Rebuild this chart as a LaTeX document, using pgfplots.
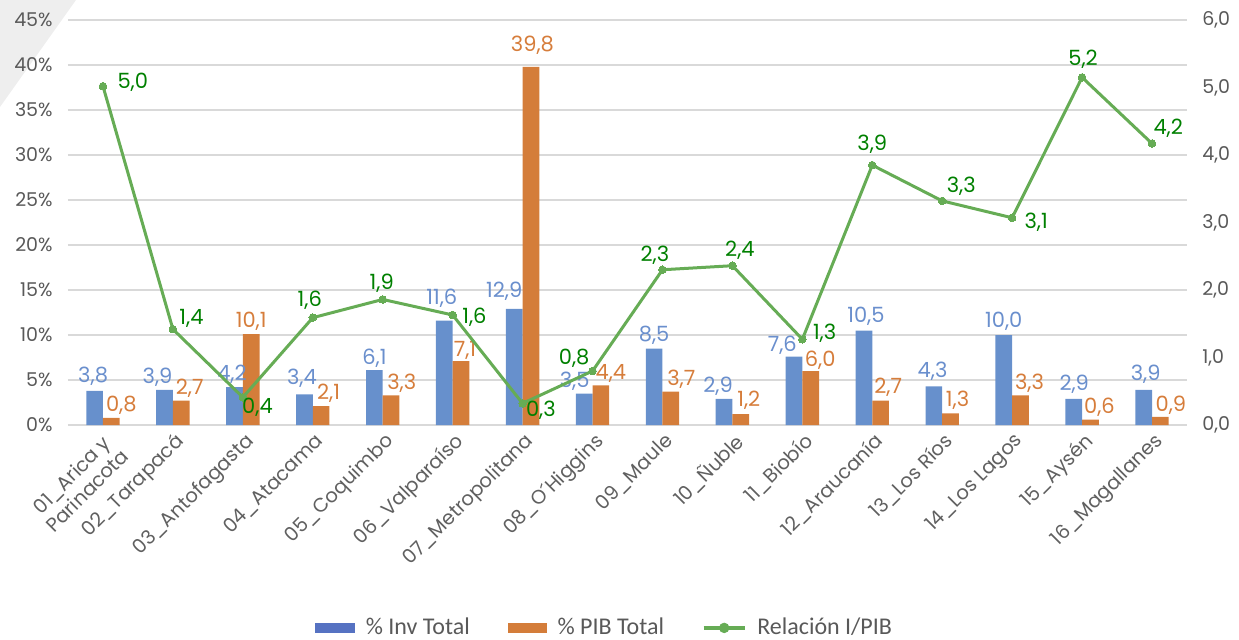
\documentclass[border=0pt]{standalone}
\usepackage{fontspec}
\setmainfont{Poppins}
\newfontfamily\legfont{Carlito}
\usepackage{pgfplots}
\pgfplotsset{compat=1.18}
\usepackage{pgfplotstable}

\definecolor{cblue}{HTML}{6790CC}
\definecolor{corange}{HTML}{D47D3A}
\definecolor{lblue}{HTML}{5672C2}
\definecolor{cgreen}{HTML}{66AC55}
\definecolor{cglab}{HTML}{008000}
\definecolor{cblab}{HTML}{6A8FCD}
\definecolor{colab}{HTML}{D67D3B}
\definecolor{cgrid}{HTML}{D9D9D9}
\definecolor{ctick}{HTML}{595959}
\definecolor{cxtick}{HTML}{606060}
\definecolor{ccorner}{HTML}{EEEEEE}

\pgfplotstableread{
x inv pib bdx bdy odx ody
0 3.8 0.8 -0.75 7.5 5 6.5
1 3.9 2.7 -3.5 6.5 4.25 6
2 4.2 10.1 -1.25 6.5 0 6.25
3 3.4 2.1 -1.25 8 3.75 6.5
4 6.1 3.3 0 6 5.35 6
5 11.6 7.1 -1.25 11 2 5.5
6 12.9 39.8 -5 9 0.75 11
7 3.5 4.4 -4.75 6 5 6
8 8.5 3.7 0 6.75 5.25 6.35
9 2.9 1.2 -3 6.5 4 6.75
10 7.6 6.0 -5.85 5.8 4.75 5.5
11 10.5 2.7 1 7 3.75 6.5
12 4.3 1.3 -0.65 7.75 3.5 6.5
13 10.0 3.3 0 7 4.5 5.8
14 2.9 0.6 0.25 7.5 4.5 6.3
15 3.9 0.9 1 8 5.25 5.7
}\bars

\pgfplotstableread{
x r lab gdx gdy
0 5.02 5,0 14.9 2
1 1.42 1,4 9.3 5.15
2 0.41 0,4 7.3 -5
3 1.59 1,6 -1.5 8.5
4 1.86 1,9 -0.5 8.25
5 1.63 1,6 10.9 -1
6 0.32 0,3 9.15 -3.35
7 0.80 0,8 -9.2 6.45
8 2.30 2,3 -3.8 7.1
9 2.36 2,4 3.75 7.5
10 1.27 1,3 11.15 3.25
11 3.85 3,9 0 10.5
12 3.32 3,3 9.5 7.1
13 3.07 3,1 12 -2.4
14 5.15 5,2 0.5 9.25
15 4.17 4,2 8.1 7.5
}\ratio

\begin{document}
\begin{tikzpicture}
\useasboundingbox (-34pt,-107pt) rectangle (585.5pt,212.5pt);
\fill[ccorner] (-34pt,212.5pt) -- (4pt,212.5pt) -- (-34pt,159pt) -- cycle;
\begin{axis}[
  at={(0,0)}, anchor=south west,
  scale only axis, width=559.5pt, height=202.5pt,
  clip=false,
  xmin=-0.5, xmax=15.5, ymin=0, ymax=45,
  ybar, bar width=8.35pt,
  axis line style={draw=none},
  tick style={draw=none},
  major tick length=0pt,
  ytick={0,5,...,45},
  yticklabel={\pgfmathprintnumber[assume math mode=true]{\tick}\%},
  yticklabel style={inner sep=0pt, xshift=-7.5pt, text=ctick, font=\fontsize{9.5}{11}\selectfont},
  ymajorgrids, grid style={cgrid, line width=0.75pt},
  xtick={0,...,15},
  xticklabels={{01\_Arica y\\Parinacota},02\_Tarapacá,03\_Antofagasta,04\_Atacama,05\_Coquimbo,06\_Valparaíso,07\_Metropolitana,08\_O´Higgins,09\_Maule,10\_Ñuble,11\_Biobío,12\_Araucanía,13\_Los Ríos,14\_Los Lagos,15\_Aysén,16\_Magallanes},
  xticklabel style={xshift=0.5pt, yshift=-3pt, rotate=45, anchor=north east, align=center, inner sep=0pt, text=cxtick, font=\fontsize{9.8}{11}\selectfont},
  legend style={at={(0.2207,-0.501)}, anchor=west, draw=none, fill=none, inner sep=0pt, outer sep=0pt,
    legend columns=3, font=\legfont\fontsize{12}{14}\selectfont, text=ctick,
    nodes={inner sep=0pt},
    /tikz/every odd column/.append style={column sep=5.5pt},
    /tikz/every even column/.append style={column sep=19pt}},
]
\addlegendimage{legend image code/.code={\fill[lblue] (0pt,-2.2pt) rectangle (19.5pt,2.2pt);}}
\addlegendentry{\% Inv Total}
\addlegendimage{legend image code/.code={\fill[corange] (0pt,-2.2pt) rectangle (19pt,2.2pt);}}
\addlegendentry{\% PIB Total}
\addlegendimage{legend image code/.code={\draw[cgreen, line width=1.6pt] (0pt,0pt) -- (20.5pt,0pt); \fill[cgreen] (10.25pt,0pt) circle (2.4pt);}}
\addlegendentry{Relación I/PIB}

\addplot[forget plot, fill=cblue, draw=none, bar shift=-4.175pt,
  visualization depends on={\thisrow{bdx}\as\bdx},
  visualization depends on={\thisrow{bdy}\as\bdy},
  nodes near coords={\pgfmathprintnumber[fixed,fixed zerofill,precision=1,use comma,assume math mode=true]{\pgfplotspointmeta}},
  every node near coord/.append style={anchor=center, xshift=\bdx pt, yshift=\bdy pt, text=cblab, font=\fontsize{10.5}{12}\selectfont, inner sep=0pt}
] table[x=x, y=inv]{\bars};
\addplot[forget plot, fill=corange, draw=none, bar shift=4.175pt,
  visualization depends on={\thisrow{odx}\as\odx},
  visualization depends on={\thisrow{ody}\as\ody},
  nodes near coords={\pgfmathprintnumber[fixed,fixed zerofill,precision=1,use comma,assume math mode=true]{\pgfplotspointmeta}},
  every node near coord/.append style={anchor=center, xshift=\odx pt, yshift=\ody pt, text=colab, font=\fontsize{10.5}{12}\selectfont, inner sep=0pt}
] table[x=x, y=pib]{\bars};
\end{axis}

\begin{axis}[
  at={(0,0)}, anchor=south west,
  scale only axis, width=559.5pt, height=202.5pt,
  clip=false,
  xmin=-0.5, xmax=15.5, ymin=0, ymax=6,
  axis line style={draw=none},
  tick style={draw=none},
  major tick length=0pt,
  xtick=\empty,
  ytick={0,1,...,6},
  yticklabel pos=right,
  yticklabel={\pgfmathprintnumber[fixed,fixed zerofill,precision=1,use comma,assume math mode=true]{\tick}},
  yticklabel style={inner sep=0pt, xshift=7.5pt, text=ctick, font=\fontsize{9.5}{11}\selectfont},
]
\addplot[cgreen, line width=1.5pt, mark=*, mark size=1.9pt, mark options={fill=cgreen, draw=cgreen, line width=0pt},
  point meta=explicit symbolic,
  visualization depends on={\thisrow{gdx}\as\gdx},
  visualization depends on={\thisrow{gdy}\as\gdy},
  nodes near coords,
  every node near coord/.append style={anchor=center, xshift=\gdx pt, yshift=\gdy pt, text=cglab, font=\fontsize{10.5}{12}\selectfont, inner sep=0pt}
] table[x=x, y=r, meta=lab]{\ratio};
\end{axis}
\end{tikzpicture}
\end{document}
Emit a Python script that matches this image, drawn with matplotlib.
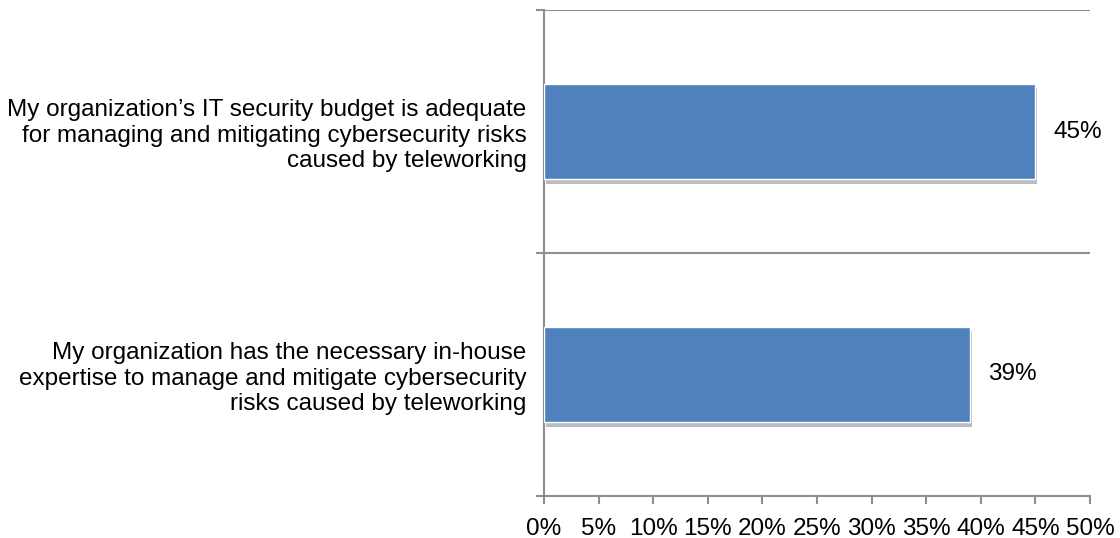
import matplotlib.pyplot as plt
import matplotlib.patheffects as pe

categories = [
    "My organization\u2019s IT security budget is adequate\nfor managing and mitigating cybersecurity risks\ncaused by teleworking",
    "My organization has the necessary in-house\nexpertise to manage and mitigate cybersecurity\nrisks caused by teleworking",
]
values = [45, 39]
value_labels = ["45%", "39%"]
xticks = [0, 5, 10, 15, 20, 25, 30, 35, 40, 45, 50]

plt.rcParams['font.family'] = ['Liberation Sans', 'DejaVu Sans']
fs = 17.5

fig = plt.figure(figsize=(11.2, 5.38), dpi=100)
ax = fig.add_axes([544 / 1120, 1 - 496 / 538, (1090 - 544) / 1120, (496 - 10) / 538])

grey = '#8e8e8e'
pos = list(range(len(categories)))
bars = ax.barh(pos, values, height=0.395, color='#4f81bd', edgecolor='white', linewidth=1.0,
               zorder=3)
for b in bars:
    b.set_path_effects([pe.SimplePatchShadow(offset=(1.5, -3), alpha=0.3), pe.Normal()])

for p, v, t in zip(pos, values, value_labels):
    ax.text(v + 1.7, p, t, va='center', ha='left', fontsize=fs, color='black')

ax.set_xlim(0, 50)
ax.set_ylim(len(categories) - 0.5, -0.5)

ax.set_xticks(xticks)
ax.set_xticklabels([f"{x}%" for x in xticks], fontsize=fs)

# category boundaries as major ticks + gridlines, labels on minor ticks
ax.set_yticks([i - 0.5 for i in range(len(categories) + 1)])
ax.set_yticklabels([])
ax.set_yticks(pos, minor=True)
ax.set_yticklabels(categories, minor=True, fontsize=fs, ha='right', linespacing=1.2)
ax.tick_params(axis='y', which='minor', length=0, pad=12.5)
ax.tick_params(axis='y', which='major', length=6, width=1.5, color=grey)
ax.tick_params(axis='x', length=6, width=1.5, color=grey, pad=10)
ax.grid(axis='y', which='major', color=grey, linewidth=1.5, zorder=0)

for s in ['top', 'right']:
    ax.spines[s].set_visible(False)
for s in ['left', 'bottom']:
    ax.spines[s].set_color(grey)
    ax.spines[s].set_linewidth(1.5)

fig.savefig('out.png', dpi=100)
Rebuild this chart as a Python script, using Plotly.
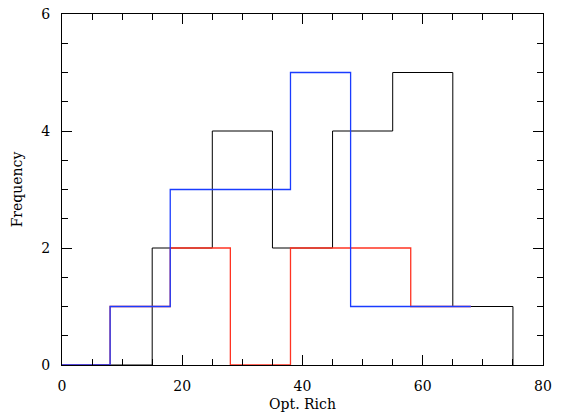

* * *

Description of the task
Look through the entries above and list every line containing "matplotlib".

Correct answer
Emit a Python script that matches this image, drawn with matplotlib.
import matplotlib.pyplot as plt
import matplotlib.patheffects as pe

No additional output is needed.